A second (and sometimes larger) challenge is when Product Owners or higher-ups don’t see the value in spending time to address technical debt. It’s like buying a brand-new car and driving 100,000 miles without changing the oil or replacing the windshield wipers; no one would do that.
Yet, some non-technical stakeholders struggle to understand that addressing technical debt is essential to maintaining and protecting the investment made in the software.
How Do You Encourage Your Team to Manage Technical Debt?
Trevor: I try to make it part of the culture and lead by example. I frequently address Dependabot updates, schedule in software stack updates to keep reasonably current, and discuss things in our monthly retrospectives that might improve our daily work lives.
I’ve found this is mirrored in my team: developers will often bring up improvements that I don’t see. They identify inefficiencies deep in code they’ve been working on, or things that are difficult to maintain that could be improved.
Of course, all tech debt is taken into consideration with the larger objectives at hand. I’m strategic about when and how to address debt. But I never allow it to simply be ignored.
My Take on Technical Debt as the CEO
As the CEO of the company, my view differs from Trevor’s at times. Sometimes, I’ll prioritize adding new features over addressing technical debt that does not seem urgent to me. I appreciate that our dev team is thinking about technical debt, however as the Product Owner, I want to be involved in decisions on where technical debt falls into our roadmap and priorities.
If I see that the team is working on technical debt that I haven’t been consulted on while features I have requested are taking a while to finish, that can be frustrating. I also suspect that sometimes upgrades the dev team has chosen to address, cause new bugs that I find. To continue Trevor’s finance analogy: When my savings account is paying 5% interest, I’m glad I didn’t use my cash to pay down my mortgage (which is at 3%).
What Approach is Right for Your Company?
The right strategy depends on the size and stage of your company, as well as your unique risks and goals. Startups may tolerate more debt to gain market share quickly, while established companies may prioritize security and scalability.
Consider your company’s tolerance for risk, the structure of your dev team, and your industry’s requirements. Health and finance companies, for instance, will have a low tolerance for technical debt due to the sensitivity of the data they handle.

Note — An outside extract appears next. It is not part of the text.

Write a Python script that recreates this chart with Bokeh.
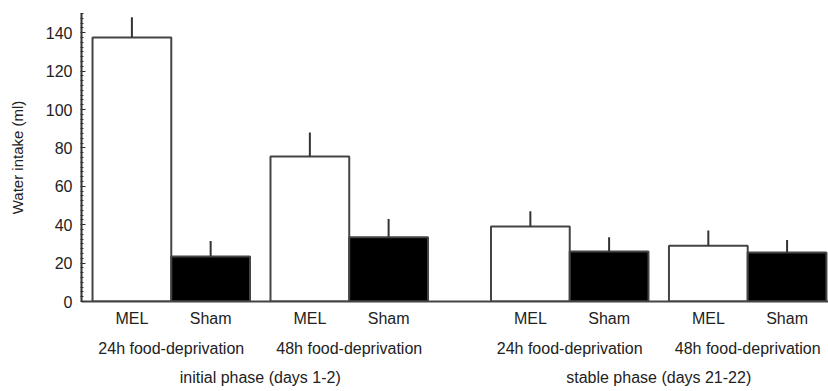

Creating a Culture of Continuous Debt Management
While these approaches offer distinct strategies, the key to success lies in building a culture of continuous debt management. Whether reactive, proactive, or hybrid, the focus should always be on preventing technical debt from becoming overwhelming.

Principles for Cultivating a Debt Management Culture
- Commitment from Leadership: Leaders should communicate the importance of debt management, and ensure initiatives are recognized and seen as a key component of overall success.
- Celebrate Wins and Progress: Whether it’s a significant refactoring effort, an improvement in code quality, or a reduction in maintenance time, celebrating these achievements helps to reinforce the positive behavior and motivate the team to continue these efforts.
- Foster Cross-Team Collaboration: Building a culture of continuous debt management means encouraging collaboration and transparency across all teams. When cross-functional teams work together, they can identify and resolve debt more effectively.
Final Thoughts on Technical Debt?
Technical debt is a natural part of any development process. The key is understanding how to manage it without letting it drag your company and your team down. By being intentional with your choices, regularly paying down debt, and balancing it with business goals, you can use technical debt as a tool for growth rather than a roadblock.